Robust Detection of Watermarks for Large Language Models Under Human Edits

November 21, 2024 · Declared Dead · 🏛 Journal of The Royal Statistical Society Series B-statistical Methodology

"No code URL or promise found in abstract"

Evidence collected by the PWNC Scanner

Authors Xiang Li, Feng Ruan, Huiyuan Wang, Qi Long, Weijie J. Su arXiv ID 2411.13868 Category stat.ME Cross-listed cs.CL, cs.LG, math.ST, stat.ML Citations 18 Venue Journal of The Royal Statistical Society Series B-statistical Methodology Last Checked 1 month ago

Abstract

Watermarking has offered an effective approach to distinguishing text generated by large language models (LLMs) from human-written text. However, the pervasive presence of human edits on LLM-generated text dilutes watermark signals, thereby significantly degrading detection performance of existing methods. In this paper, by modeling human edits through mixture model detection, we introduce a new method in the form of a truncated goodness-of-fit test for detecting watermarked text under human edits, which we refer to as Tr-GoF. We prove that the Tr-GoF test achieves optimality in robust detection of the Gumbel-max watermark in a certain asymptotic regime of substantial text modifications and vanishing watermark signals. Importantly, Tr-GoF achieves this optimality \textit{adaptively} as it does not require precise knowledge of human edit levels or probabilistic specifications of the LLMs, in contrast to the optimal but impractical (Neyman--Pearson) likelihood ratio test. Moreover, we establish that the Tr-GoF test attains the highest detection efficiency rate in a certain regime of moderate text modifications.
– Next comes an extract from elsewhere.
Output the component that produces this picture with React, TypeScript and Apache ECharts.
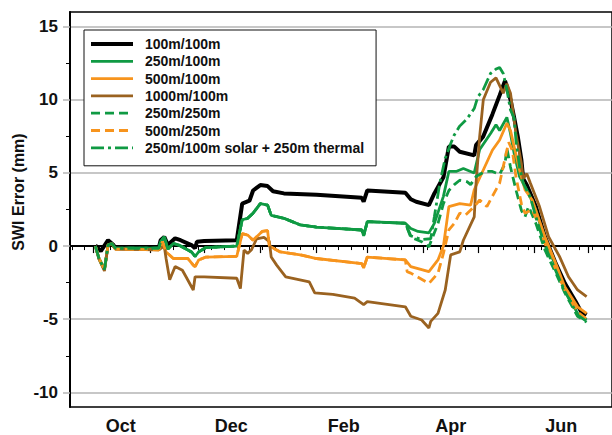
import React, { useEffect, useRef } from "react";
import * as echarts from "echarts";

const FONT = "'Liberation Sans', Arial, Helvetica, sans-serif";

// x axis: daily categories, Sep 18 2010 .. Jul 14 2011
const START_UTC = Date.UTC(2010, 8, 18);
const N_DAYS = 300;
const OCT1_INDEX = 13;
const categories: string[] = Array.from({ length: N_DAYS }, (_, i) =>
  new Date(START_UTC + i * 86400000).toISOString().slice(0, 10)
);
const MONTH_NAMES = ["Jan", "Feb", "Mar", "Apr", "May", "Jun", "Jul", "Aug", "Sep", "Oct", "Nov", "Dec"];
const LABELLED_MONTHS = ["Oct", "Dec", "Feb", "Apr", "Jun"];

// y axis
const Y_MIN = -11;
const Y_MAX = 16;
const Y_MAJOR = [-10, -5, 0, 5, 10, 15];
const Y_MINOR = [-7.5, -2.5, 2.5, 7.5, 12.5];
const Y_TITLE = "SWI Error (mm)";

// series values: [days since Oct 1, SWI error mm]
const black100_100: [number, number][] = [
  [1, 0.05], [4, -0.35], [8, 0.4], [11, 0.07], [12, -0.12], [36, -0.12], [37, 0.4], [39, 0.63], [41, 0.07],
  [45, 0.53], [48, 0.4], [54, 0.07], [56, -0.15], [57, 0.3], [61, 0.34], [79, 0.4], [82, 2.9], [86, 3.1],
  [88, 3.8], [92, 4.17], [96, 4.1], [99, 3.75], [105, 3.6], [123, 3.5], [148, 3.3], [149, 3.04], [151, 3.8],
  [172, 3.65], [175, 3.2], [178, 3.03], [185, 2.8], [188, 3.6], [193, 4.7], [195, 6.1], [196, 6.8], [199, 6.8],
  [202, 6.45], [210, 6.2], [211, 6.9], [215, 7.5], [220, 9.0], [224, 10.3], [227, 11.3], [228, 10.9], [230, 10.0],
  [232, 8.8], [234, 7.5], [236, 5.9], [237, 4.6], [239, 4.17], [244, 2.7], [249, 0.64], [255, -1.2], [260, -2.55],
  [266, -3.8], [269, -4.5], [272, -4.7],
];

const green250Base: [number, number][] = [
  [1, 0], [3, -0.85], [6, -1.6], [8, 0.07], [10, 0.18], [12, -0.15], [36, -0.15], [37, 0.3], [39, 0.63],
  [41, -0.2], [44, 0.18], [47, 0.07], [54, -0.4], [56, -0.7], [58, -0.4], [62, -0.1], [79, 0], [82, 1.8],
  [85, 1.9], [88, 2.25], [92, 2.9], [96, 2.8], [98, 2.1], [105, 1.9], [114, 1.45], [123, 1.3], [148, 1.1],
  [149, 0.7], [151, 1.67], [172, 1.56],
];
const green250_100Tail: [number, number][] = [
  [175, 1.2], [179, 1.0], [185, 0.9], [188, 1.55], [193, 3.4], [196, 5.1], [200, 5.1], [204, 5.3], [208, 5.1],
  [210, 5.0], [213, 6.6], [219, 7.7], [222, 8.3], [224, 7.9], [228, 8.8], [230, 7.7], [232, 6.35], [235, 4.75],
  [237, 4.3], [240, 3.6], [244, 2.45], [249, 0.4], [255, -1.4], [260, -3.0], [267, -4.6], [272, -5.05],
];
const green250_250Tail: [number, number][] = [
  [175, 0.6], [181, 0.3], [185, -0.05], [190, 1.55], [193, 2.9], [196, 3.8], [199, 4.2], [202, 4.5], [206, 4.4],
  [208, 4.2], [211, 4.75], [216, 5.1], [220, 5.1], [224, 4.9], [227, 5.65], [228, 6.7], [230, 5.4], [233, 3.85],
  [236, 2.45], [238, 2.0], [240, 2.7], [244, 1.55], [249, -0.27], [255, -1.85], [260, -3.2], [267, -4.8], [272, -5.2],
];
const greenSolarThermalTail: [number, number][] = [
  [175, 0.7], [181, 0.45], [186, 0.5], [188, 2.0], [191, 4.3], [194, 6.0], [197, 7.0], [199, 7.6], [202, 8.2],
  [206, 8.7], [210, 9.4], [212, 10.2], [215, 10.7], [219, 11.8], [222, 12.1], [224, 12.2], [226, 11.8], [228, 10.7],
  [230, 9.3], [232, 8.75], [233, 7.25], [235, 5.4], [237, 4.3], [238, 4.05], [241, 3.3], [244, 2.0], [249, 0.0],
  [255, -1.7], [260, -3.1], [267, -4.7], [272, -5.15],
];

const orange500Base: [number, number][] = [
  [1, 0], [3, -0.85], [6, -1.6], [8, 0.07], [10, 0.18], [12, -0.2], [36, -0.25], [38, 0.3], [40, -0.4],
  [44, -0.85], [52, -0.85], [55, -1.3], [56, -1.4], [58, -0.95], [62, -0.75], [79, -0.7], [82, 0.85], [85, 0.75],
  [88, 0.4], [93, 1.0], [96, 1.05], [97, 0.0], [103, -0.4], [114, -0.6], [123, -0.85], [148, -1.2], [149, -1.5],
  [151, -0.75], [172, -0.95],
];
const orange500_100Tail: [number, number][] = [
  [175, -1.4], [185, -1.75], [190, -0.95], [193, 0], [196, 2.7], [202, 2.9], [208, 2.8], [210, 3.85], [215, 5.2],
  [220, 6.55], [224, 7.25], [228, 8.4], [230, 7.9], [232, 6.8], [235, 5.2], [238, 3.85], [242, 3.15], [249, 0.64],
  [255, -1.2], [260, -2.8], [267, -4.15], [272, -4.6],
];
const orange500_250Tail: [number, number][] = [
  [173, -1.75], [175, -1.85], [185, -2.55], [190, -1.85], [193, -0.5], [196, 1.1], [199, 1.55], [202, 2.25],
  [205, 2.1], [210, 2.7], [213, 3.15], [217, 2.7], [220, 3.4], [224, 4.3], [228, 6.55], [229, 7.1], [231, 6.55],
  [233, 4.75], [236, 2.9], [238, 2.25], [242, 2.5], [246, 1.35], [249, 0.2], [255, -1.6], [260, -3.0], [267, -4.5],
  [272, -5.0],
];

const brown1000_100: [number, number][] = [
  [1, 0], [3, -0.9], [6, -1.7], [8, 0.07], [10, 0.18], [12, -0.2], [36, -0.25], [39, 0], [40, -0.85], [42, -2.3],
  [45, -1.4], [49, -1.65], [51, -2.1], [55, -3.0], [56, -2.1], [61, -2.1], [79, -2.2], [81, -2.9], [83, -0.27],
  [85, -0.5], [87, -0.27], [90, 0.5], [94, 0.6], [97, 0.3], [98, -0.75], [101, -1.3], [106, -2.1], [119, -2.45],
  [122, -3.2], [132, -3.3], [144, -3.55], [149, -4.0], [151, -3.8], [172, -4.15], [175, -4.8], [181, -5.05],
  [185, -5.6], [186, -5.15], [190, -4.6], [194, -3.0], [197, -0.6], [202, -0.4], [204, 0.4], [210, 2.0], [211, 4.3],
  [213, 7.5], [215, 10.0], [219, 11.2], [222, 11.5], [226, 10.45], [228, 11.1], [230, 10.45], [233, 7.7],
  [236, 5.65], [237, 4.6], [239, 4.95], [241, 4.3], [246, 2.7], [251, 0.64], [257, -0.7], [262, -2.1], [267, -3.0],
  [272, -3.45],
];

const BLACK = "#000000";
const GREEN = "#0f9a43";
const ORANGE = "#f7941d";
const BROWN = "#9a6220";

const SERIES_DEFS = [
  { name: "100m/100m", color: BLACK, width: 4, type: "solid" as any, values: black100_100 },
  { name: "250m/100m", color: GREEN, width: 2.8, type: "solid" as any, values: [...green250Base, ...green250_100Tail] },
  { name: "500m/100m", color: ORANGE, width: 2.8, type: "solid" as any, values: [...orange500Base, ...orange500_100Tail] },
  { name: "1000m/100m", color: BROWN, width: 2.8, type: "solid" as any, values: brown1000_100 },
  { name: "250m/250m", color: GREEN, width: 2.8, type: [9, 5] as any, values: [...green250Base, ...green250_250Tail] },
  { name: "500m/250m", color: ORANGE, width: 2.8, type: [9, 5] as any, values: [...orange500Base, ...orange500_250Tail] },
  { name: "250m/100m solar + 250m thermal", color: GREEN, width: 2.8, type: [13, 4, 3, 4] as any, values: [...green250Base, ...greenSolarThermalTail] },
];

function dateParts(v: string) {
  const d = new Date(v + "T00:00:00Z");
  return { day: d.getUTCDate(), month: d.getUTCMonth(), dow: d.getUTCDay() };
}

export default function App() {
  const ref = useRef<HTMLDivElement>(null);
  useEffect(() => {
    if (!ref.current) return;
    const chart = echarts.init(ref.current, null, { renderer: "svg" });
    const axisBase = {
      type: "category" as const,
      data: categories,
      boundaryGap: false,
      position: "bottom" as const,
      splitLine: { show: false },
    };
    chart.setOption({
      animation: false,
      backgroundColor: "#ffffff",
      textStyle: { fontFamily: FONT },
      grid: {
        left: 70,
        top: 12,
        right: -9,
        bottom: 28,
        show: true,
        borderColor: "#000",
        borderWidth: 1.5,
        backgroundColor: "transparent",
      },
      legend: {
        orient: "vertical",
        left: 84,
        top: 30,
        padding: [7, 12, 11, 5],
        itemWidth: 42,
        itemHeight: 10,
        itemGap: 3.3,
        backgroundColor: "#fff",
        borderColor: "#111",
        borderWidth: 1,
        itemStyle: { opacity: 0 },
        textStyle: {
          fontFamily: FONT,
          fontWeight: "bold",
          fontSize: 14,
          lineHeight: 14,
          color: "#111",
          padding: [0, 0, 0, 7],
        },
        data: SERIES_DEFS.map((s) => ({
          name: s.name,
          itemStyle: { opacity: 0 },
          lineStyle: { color: s.color, width: s.width, type: s.type },
        })),
      },
      graphic: [
        {
          type: "text",
          x: 18,
          y: 192,
          rotation: Math.PI / 2,
          style: {
            text: Y_TITLE,
            textAlign: "center",
            textVerticalAlign: "middle",
            fontFamily: FONT,
            fontWeight: "bold",
            fontSize: 16,
            fill: "#111",
          },
        },
      ],
      xAxis: [
        {
          ...axisBase,
          axisLine: { show: true, lineStyle: { color: "#000", width: 2 } },
          axisTick: {
            show: true,
            length: 4,
            lineStyle: { color: "#000", width: 1 },
            interval: (_i: number, v: string) => dateParts(v).dow === 0,
          },
          axisLabel: {
            show: true,
            margin: 10,
            fontFamily: FONT,
            fontWeight: "bold",
            fontSize: 18,
            color: "#111",
            interval: (_i: number, v: string) => {
              const p = dateParts(v);
              return p.day === 16 && LABELLED_MONTHS.includes(MONTH_NAMES[p.month]);
            },
            formatter: (v: string) => MONTH_NAMES[dateParts(v).month],
          },
        },
        {
          ...axisBase,
          axisLine: { show: false },
          axisTick: {
            show: true,
            length: 7,
            lineStyle: { color: "#000", width: 1.2 },
            interval: (_i: number, v: string) => dateParts(v).day === 1,
          },
          axisLabel: { show: false },
        },
      ],
      yAxis: [
        {
          type: "value",
          min: Y_MIN,
          max: Y_MAX,
          position: "left",
          axisLine: { show: true, lineStyle: { color: "#000", width: 2 } },
          axisTick: {
            show: true,
            length: 7,
            customValues: Y_MAJOR,
            lineStyle: { color: "#b5b5b5", width: 1.5 },
          },
          axisLabel: {
            show: true,
            customValues: Y_MAJOR,
            margin: 12,
            fontFamily: FONT,
            fontWeight: "bold",
            fontSize: 17,
            color: "#111",
          },
          splitLine: { show: true, lineStyle: { color: "#b5b5b5", width: 1.5 } },
        },
        {
          type: "value",
          min: Y_MIN,
          max: Y_MAX,
          position: "left",
          axisLine: { show: false },
          axisTick: {
            show: true,
            length: 4,
            customValues: Y_MINOR,
            lineStyle: { color: "#000", width: 1 },
          },
          axisLabel: { show: false },
          splitLine: { show: false },
        },
      ],
      series: SERIES_DEFS.map((s) => ({
        name: s.name,
        type: "line",
        xAxisIndex: 0,
        yAxisIndex: 0,
        showSymbol: false,
        symbol: "none",
        lineStyle: { color: s.color, width: s.width, type: s.type },
        itemStyle: { color: s.color },
        data: s.values.map(([d, v]) => [categories[d + OCT1_INDEX], v]),
      })),
    });
    return () => chart.dispose();
  }, []);
  return (
    <div style={{ position: "absolute", left: 0, top: 0, width: 612, height: 435, overflow: "hidden", background: "#fff" }}>
      <div ref={ref} style={{ width: 612, height: 435 }} />
    </div>
  );
}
In stark contrast, we show that sum-based detection rules, as employed by existing methods, fail to achieve optimal robustness in both regimes because the additive nature of their statistics is less resilient to edit-induced noise. Finally, we demonstrate the competitive and sometimes superior empirical performance of the Tr-GoF test on both synthetic data and open-source LLMs in the OPT and LLaMA families.